永田:ライフサイエンス・バイオビジネス分野に特化した上場相談窓口を立ち上げ、上場に対する心理的なハードルを解消するための取り組みを行っています。同分野では、創薬系企業を対象に、より具体的な上場審査のガイドラインが設けられていますが、創薬事業を営むバイオ企業の事業形態が多様化するなか、「このガイドラインをすべて充足しなければ上場できない」という誤解が生じているようです。そこで、こうした誤解を払拭し、上場に関するさまざまな相談に対応するために、窓口を開設したのです。バイオ分野を対象とした相談窓口では、アーリーステージを含む企業からの相談が1年で数十件にのぼっています。

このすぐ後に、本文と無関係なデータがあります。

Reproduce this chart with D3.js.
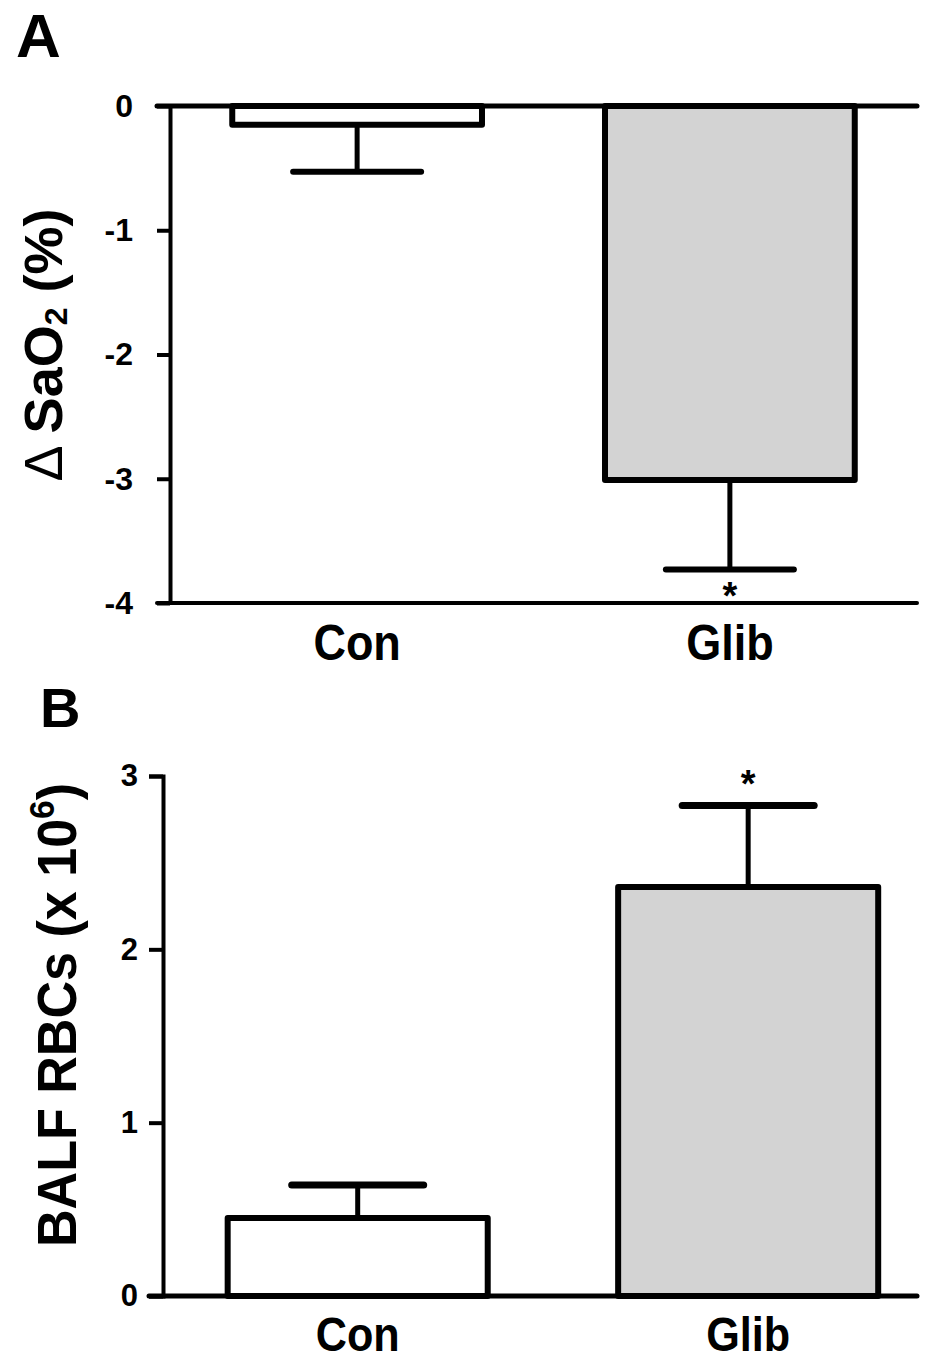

 我々上場推進部は、業界分野にかかわらず上場に関する相談を広く受けつけているので、ベンチャー企業の経営者の方は、ぜひ気軽に問い合わせてほしいですね。

審査ポイントへの理解が、上場の成功確率を高める

―実際、上場の相談は証券会社や監査法人に行う企業が多いイメージがあります。

永田:ええ、確かにそうですが、我々上場推進部は日本取引所自主規制法人の上場審査部との連携により、審査の現場により近い立場から助言を行うこともできます。

横田:たとえば、我々は毎年、上場審査部と共同で上場準備中の経営者向けにセミナーを開いていますが、昨年は、上場申請後、承認にいたらなかった企業が前年比で大幅に増えたため、その数を初めて公表しました。2018年度に審査を通らなかった企業は46社で、内部管理体制などにかかる上場審査基準を満たさない事案が多く見られました。我々は、こうした具体的な事例とともに審査の要点を企業に示し、IPOを成功させるための助言も行っているのです。

―今年のIPO市場について展望を聞かせてください。

永田:ここ数年と同様、高水準のIPO社数が維持されると見ています。ここ数年、東京オリンピック・パラリンピックが開催される今年をIPOのターゲットとして上場準備を進めているという声を多く聞いているので、こうした企業がIPO社数の一定割合を占めるのではないでしょうか。

横田:市場関係者からは、来年以降もIPOを予定している企業が多くあるといった話を聞きます。東証としては、積極的な情報発信を継続することで上場機運をいっそう高め、将来の日本経済をけん引する有望な企業の成長を後押ししていきたいですね。